## BEGIN RECORDS PROVIDED

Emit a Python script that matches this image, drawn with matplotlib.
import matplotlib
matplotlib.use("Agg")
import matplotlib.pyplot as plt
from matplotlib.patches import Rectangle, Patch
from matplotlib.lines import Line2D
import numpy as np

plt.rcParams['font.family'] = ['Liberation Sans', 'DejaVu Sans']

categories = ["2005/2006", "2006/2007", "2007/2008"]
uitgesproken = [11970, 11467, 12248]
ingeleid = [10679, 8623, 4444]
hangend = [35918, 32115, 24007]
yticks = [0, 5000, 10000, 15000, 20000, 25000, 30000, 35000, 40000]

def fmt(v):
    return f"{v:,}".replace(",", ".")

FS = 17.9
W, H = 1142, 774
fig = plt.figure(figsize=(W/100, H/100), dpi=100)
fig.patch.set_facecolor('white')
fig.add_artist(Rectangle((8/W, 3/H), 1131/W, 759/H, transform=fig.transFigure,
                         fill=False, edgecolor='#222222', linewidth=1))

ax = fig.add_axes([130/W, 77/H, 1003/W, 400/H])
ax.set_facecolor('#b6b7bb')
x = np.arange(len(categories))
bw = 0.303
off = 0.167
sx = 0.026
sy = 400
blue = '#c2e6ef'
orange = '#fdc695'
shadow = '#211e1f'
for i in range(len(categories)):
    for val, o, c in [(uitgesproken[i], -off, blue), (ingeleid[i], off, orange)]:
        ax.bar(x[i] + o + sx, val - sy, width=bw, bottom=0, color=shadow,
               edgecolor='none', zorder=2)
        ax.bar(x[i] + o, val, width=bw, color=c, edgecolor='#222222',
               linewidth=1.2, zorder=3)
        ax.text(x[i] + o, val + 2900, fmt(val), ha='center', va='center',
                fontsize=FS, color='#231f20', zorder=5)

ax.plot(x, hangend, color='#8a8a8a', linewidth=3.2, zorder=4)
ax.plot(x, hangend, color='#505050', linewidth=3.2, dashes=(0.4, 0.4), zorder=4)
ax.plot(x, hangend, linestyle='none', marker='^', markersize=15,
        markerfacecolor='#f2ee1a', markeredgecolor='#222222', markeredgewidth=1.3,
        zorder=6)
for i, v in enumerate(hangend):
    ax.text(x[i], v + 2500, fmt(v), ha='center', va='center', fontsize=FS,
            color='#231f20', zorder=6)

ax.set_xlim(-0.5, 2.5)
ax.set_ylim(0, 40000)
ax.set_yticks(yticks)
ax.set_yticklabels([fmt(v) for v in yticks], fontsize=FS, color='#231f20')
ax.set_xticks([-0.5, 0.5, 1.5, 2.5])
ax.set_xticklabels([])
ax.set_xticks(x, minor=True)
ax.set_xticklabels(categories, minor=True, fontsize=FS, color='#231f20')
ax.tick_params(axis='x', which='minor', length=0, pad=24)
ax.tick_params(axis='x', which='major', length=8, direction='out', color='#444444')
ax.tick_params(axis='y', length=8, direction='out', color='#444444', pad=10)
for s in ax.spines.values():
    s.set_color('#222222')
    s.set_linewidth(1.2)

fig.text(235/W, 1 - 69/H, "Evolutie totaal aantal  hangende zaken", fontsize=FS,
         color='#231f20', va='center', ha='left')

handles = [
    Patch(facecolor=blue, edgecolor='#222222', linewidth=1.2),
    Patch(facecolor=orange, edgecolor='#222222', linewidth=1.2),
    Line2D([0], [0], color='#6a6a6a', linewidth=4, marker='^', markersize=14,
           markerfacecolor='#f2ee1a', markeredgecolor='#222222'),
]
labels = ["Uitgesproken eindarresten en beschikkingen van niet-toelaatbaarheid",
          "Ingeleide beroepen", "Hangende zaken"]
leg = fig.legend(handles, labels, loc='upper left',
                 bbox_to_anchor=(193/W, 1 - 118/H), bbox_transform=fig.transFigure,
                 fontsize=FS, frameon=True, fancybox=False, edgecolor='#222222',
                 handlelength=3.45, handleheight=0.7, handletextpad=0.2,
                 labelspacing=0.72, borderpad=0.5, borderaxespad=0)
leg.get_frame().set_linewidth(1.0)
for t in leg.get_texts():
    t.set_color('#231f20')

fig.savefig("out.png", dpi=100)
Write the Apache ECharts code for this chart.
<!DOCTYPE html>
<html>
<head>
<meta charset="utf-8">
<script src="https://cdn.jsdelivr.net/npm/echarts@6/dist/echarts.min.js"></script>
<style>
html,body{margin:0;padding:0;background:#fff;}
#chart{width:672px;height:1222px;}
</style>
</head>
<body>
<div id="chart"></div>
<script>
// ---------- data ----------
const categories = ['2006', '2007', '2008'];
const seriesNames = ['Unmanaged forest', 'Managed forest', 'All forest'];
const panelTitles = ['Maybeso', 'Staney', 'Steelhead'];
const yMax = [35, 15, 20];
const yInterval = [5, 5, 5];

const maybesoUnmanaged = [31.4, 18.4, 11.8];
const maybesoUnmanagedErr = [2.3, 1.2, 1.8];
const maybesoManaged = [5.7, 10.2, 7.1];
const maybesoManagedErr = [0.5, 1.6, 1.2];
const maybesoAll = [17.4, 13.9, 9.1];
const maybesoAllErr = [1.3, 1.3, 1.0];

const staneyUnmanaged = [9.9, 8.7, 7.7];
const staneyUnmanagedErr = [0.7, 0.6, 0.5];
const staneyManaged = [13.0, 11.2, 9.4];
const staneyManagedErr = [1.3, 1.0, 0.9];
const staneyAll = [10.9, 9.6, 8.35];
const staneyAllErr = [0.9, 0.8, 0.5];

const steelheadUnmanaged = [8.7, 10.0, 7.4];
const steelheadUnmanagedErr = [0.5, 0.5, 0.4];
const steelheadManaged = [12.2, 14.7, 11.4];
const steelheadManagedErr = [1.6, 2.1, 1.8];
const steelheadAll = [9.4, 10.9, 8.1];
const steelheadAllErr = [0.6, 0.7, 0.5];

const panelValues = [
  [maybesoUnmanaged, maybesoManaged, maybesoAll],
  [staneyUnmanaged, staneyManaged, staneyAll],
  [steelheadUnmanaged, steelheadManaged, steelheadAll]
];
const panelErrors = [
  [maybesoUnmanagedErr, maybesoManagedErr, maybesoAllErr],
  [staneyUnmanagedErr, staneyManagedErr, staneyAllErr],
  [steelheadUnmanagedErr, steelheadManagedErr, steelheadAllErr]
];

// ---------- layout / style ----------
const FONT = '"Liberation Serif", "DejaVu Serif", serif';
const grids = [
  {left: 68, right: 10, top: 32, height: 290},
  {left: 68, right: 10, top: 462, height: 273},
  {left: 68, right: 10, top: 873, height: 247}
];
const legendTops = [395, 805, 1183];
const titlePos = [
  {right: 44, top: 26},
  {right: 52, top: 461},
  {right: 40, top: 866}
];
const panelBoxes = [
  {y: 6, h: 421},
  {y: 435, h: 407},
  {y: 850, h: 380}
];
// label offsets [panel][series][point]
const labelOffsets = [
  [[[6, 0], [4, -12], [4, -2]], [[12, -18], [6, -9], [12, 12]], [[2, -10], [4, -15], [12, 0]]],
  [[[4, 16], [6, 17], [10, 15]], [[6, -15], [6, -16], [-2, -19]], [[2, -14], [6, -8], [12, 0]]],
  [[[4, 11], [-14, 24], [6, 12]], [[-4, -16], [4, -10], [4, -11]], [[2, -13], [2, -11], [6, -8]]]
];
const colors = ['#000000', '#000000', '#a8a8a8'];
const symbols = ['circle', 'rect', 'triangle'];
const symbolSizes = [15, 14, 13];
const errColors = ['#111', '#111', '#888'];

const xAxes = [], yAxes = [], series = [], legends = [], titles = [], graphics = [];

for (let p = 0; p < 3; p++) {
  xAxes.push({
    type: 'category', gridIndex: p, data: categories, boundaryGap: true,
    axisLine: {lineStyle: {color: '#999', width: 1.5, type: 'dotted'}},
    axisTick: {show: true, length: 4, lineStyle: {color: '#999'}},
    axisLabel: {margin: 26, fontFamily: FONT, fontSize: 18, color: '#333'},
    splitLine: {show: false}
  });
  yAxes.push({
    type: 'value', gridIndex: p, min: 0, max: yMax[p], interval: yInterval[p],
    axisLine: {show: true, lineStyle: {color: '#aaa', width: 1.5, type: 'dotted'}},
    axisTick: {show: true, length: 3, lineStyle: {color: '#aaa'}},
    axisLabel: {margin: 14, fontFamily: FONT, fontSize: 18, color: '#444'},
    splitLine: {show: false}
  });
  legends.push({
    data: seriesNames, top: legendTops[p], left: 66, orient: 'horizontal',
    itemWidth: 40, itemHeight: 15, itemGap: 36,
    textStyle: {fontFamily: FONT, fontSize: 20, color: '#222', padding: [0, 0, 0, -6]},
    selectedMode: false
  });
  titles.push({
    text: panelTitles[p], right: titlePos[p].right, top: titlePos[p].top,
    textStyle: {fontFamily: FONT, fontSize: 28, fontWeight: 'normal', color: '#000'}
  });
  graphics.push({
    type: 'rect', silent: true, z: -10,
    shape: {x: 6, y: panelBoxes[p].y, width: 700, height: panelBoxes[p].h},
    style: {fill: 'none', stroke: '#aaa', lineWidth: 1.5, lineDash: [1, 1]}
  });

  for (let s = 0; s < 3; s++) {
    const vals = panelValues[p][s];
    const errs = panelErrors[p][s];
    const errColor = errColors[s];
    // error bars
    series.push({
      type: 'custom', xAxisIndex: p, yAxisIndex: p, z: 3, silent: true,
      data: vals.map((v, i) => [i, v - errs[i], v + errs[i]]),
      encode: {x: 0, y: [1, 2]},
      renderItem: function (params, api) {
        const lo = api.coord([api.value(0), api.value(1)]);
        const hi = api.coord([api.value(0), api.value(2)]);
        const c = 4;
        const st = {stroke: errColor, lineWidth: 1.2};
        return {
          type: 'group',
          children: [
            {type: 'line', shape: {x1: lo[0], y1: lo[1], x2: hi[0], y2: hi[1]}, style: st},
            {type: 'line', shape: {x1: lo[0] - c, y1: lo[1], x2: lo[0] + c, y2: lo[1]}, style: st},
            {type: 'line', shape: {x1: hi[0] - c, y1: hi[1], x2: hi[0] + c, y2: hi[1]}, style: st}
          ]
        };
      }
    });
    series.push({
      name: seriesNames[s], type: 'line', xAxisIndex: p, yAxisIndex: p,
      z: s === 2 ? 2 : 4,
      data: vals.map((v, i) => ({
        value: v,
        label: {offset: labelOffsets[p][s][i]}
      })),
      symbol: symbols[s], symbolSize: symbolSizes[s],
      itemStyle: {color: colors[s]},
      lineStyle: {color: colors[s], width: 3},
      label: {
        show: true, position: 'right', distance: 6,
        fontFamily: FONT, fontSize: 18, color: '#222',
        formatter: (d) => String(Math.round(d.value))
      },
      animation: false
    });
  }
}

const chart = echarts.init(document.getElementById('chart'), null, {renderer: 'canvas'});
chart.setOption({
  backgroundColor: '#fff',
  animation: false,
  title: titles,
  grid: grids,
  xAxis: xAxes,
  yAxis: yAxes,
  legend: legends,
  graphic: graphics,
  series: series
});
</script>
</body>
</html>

## END RECORDS PROVIDED

THE REQUEST » Return exactly the lines above from the line that has "Write the Apache ECharts code for this chart." through the line that has "const steelheadAllErr = [0.6, 0.7, 0.5];", inclusive, and nothing else.

REPLY TO THE TASK »
Write the Apache ECharts code for this chart.
<!DOCTYPE html>
<html>
<head>
<meta charset="utf-8">
<script src="https://cdn.jsdelivr.net/npm/echarts@6/dist/echarts.min.js"></script>
<style>
html,body{margin:0;padding:0;background:#fff;}
#chart{width:672px;height:1222px;}
</style>
</head>
<body>
<div id="chart"></div>
<script>
// ---------- data ----------
const categories = ['2006', '2007', '2008'];
const seriesNames = ['Unmanaged forest', 'Managed forest', 'All forest'];
const panelTitles = ['Maybeso', 'Staney', 'Steelhead'];
const yMax = [35, 15, 20];
const yInterval = [5, 5, 5];

const maybesoUnmanaged = [31.4, 18.4, 11.8];
const maybesoUnmanagedErr = [2.3, 1.2, 1.8];
const maybesoManaged = [5.7, 10.2, 7.1];
const maybesoManagedErr = [0.5, 1.6, 1.2];
const maybesoAll = [17.4, 13.9, 9.1];
const maybesoAllErr = [1.3, 1.3, 1.0];

const staneyUnmanaged = [9.9, 8.7, 7.7];
const staneyUnmanagedErr = [0.7, 0.6, 0.5];
const staneyManaged = [13.0, 11.2, 9.4];
const staneyManagedErr = [1.3, 1.0, 0.9];
const staneyAll = [10.9, 9.6, 8.35];
const staneyAllErr = [0.9, 0.8, 0.5];

const steelheadUnmanaged = [8.7, 10.0, 7.4];
const steelheadUnmanagedErr = [0.5, 0.5, 0.4];
const steelheadManaged = [12.2, 14.7, 11.4];
const steelheadManagedErr = [1.6, 2.1, 1.8];
const steelheadAll = [9.4, 10.9, 8.1];
const steelheadAllErr = [0.6, 0.7, 0.5];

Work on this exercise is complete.